For 13 years he led the Nation’s rights and title department. As litigation coordinator, he assembled a team of experts, among them an anthropologist, archeologist and historian, to develop, collaboratively, a case “that we owned the land, we defended the land and we used the land.”
In researching their case, they rented helicopters, planes and boats and flew over forested mountaintops to see the Territory. It was as his Uncle, Gilbert Joe, described it: freshwater ponds, grizzly bears, hellebore flowers growing in the alpine. And below, there were the beaches and midden sites where the ancestors harvested shellfish and set fish weirs to catch salmon.
Jervis Inlet on the Sunshine Coast, is “The Inlet” at the heart of his best childhood memories. Beginning when he was eight or nine years old, his family and others would stay in a dormant logging camp for six weeks in the summer (Robert’s grandfather, Clarence Joe Sr. had the contract to clear the land for the logging camp).

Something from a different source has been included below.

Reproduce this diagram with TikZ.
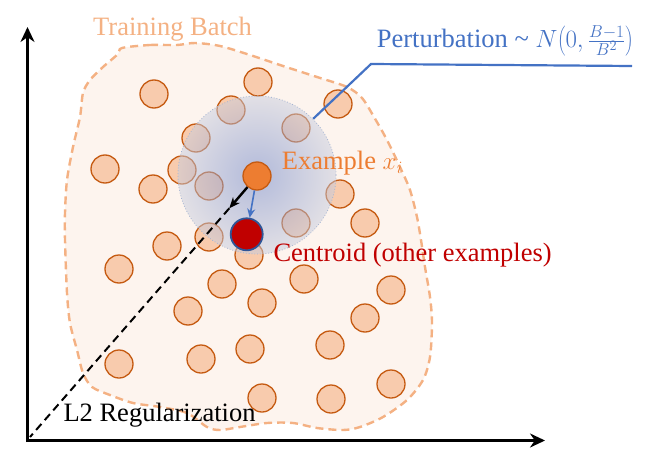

“There was every kind of fruit tree and a vegetable patch. Oysters and clams on the beach. It’s beautiful country. Peaceful. You feel safe and you feel at home up there. All the old reserves up there are next to rivers. A boat would take the older people up, to visit the reserves and remember where they used to live. I wish they would have lodges there now, and we could go stay there again; walk the trails; see the waterfalls, the trees, lakes of turquoise blue water. Our younger generation, they need to know where their ancestors came from.”
At 63, the fighting spirit is still strong in his bones. At the welcoming ceremony to formally introduce him to the CapU community, he wears a t-shirt, emblazoned with the message: “First Nations Warrior / Respect All. Fear None.”
When asked: “what makes a good warrior?” Elder Robert Joe does not hesitate. It all comes down to one word:
“Respect.”
Behind where he stands and says this, on a wall in his office at the kálax-ay campus, is a portrait of his grandfather, Clarence Joe, Sr., looking into the distance, a silent witness to the wise warrior his grandson has become.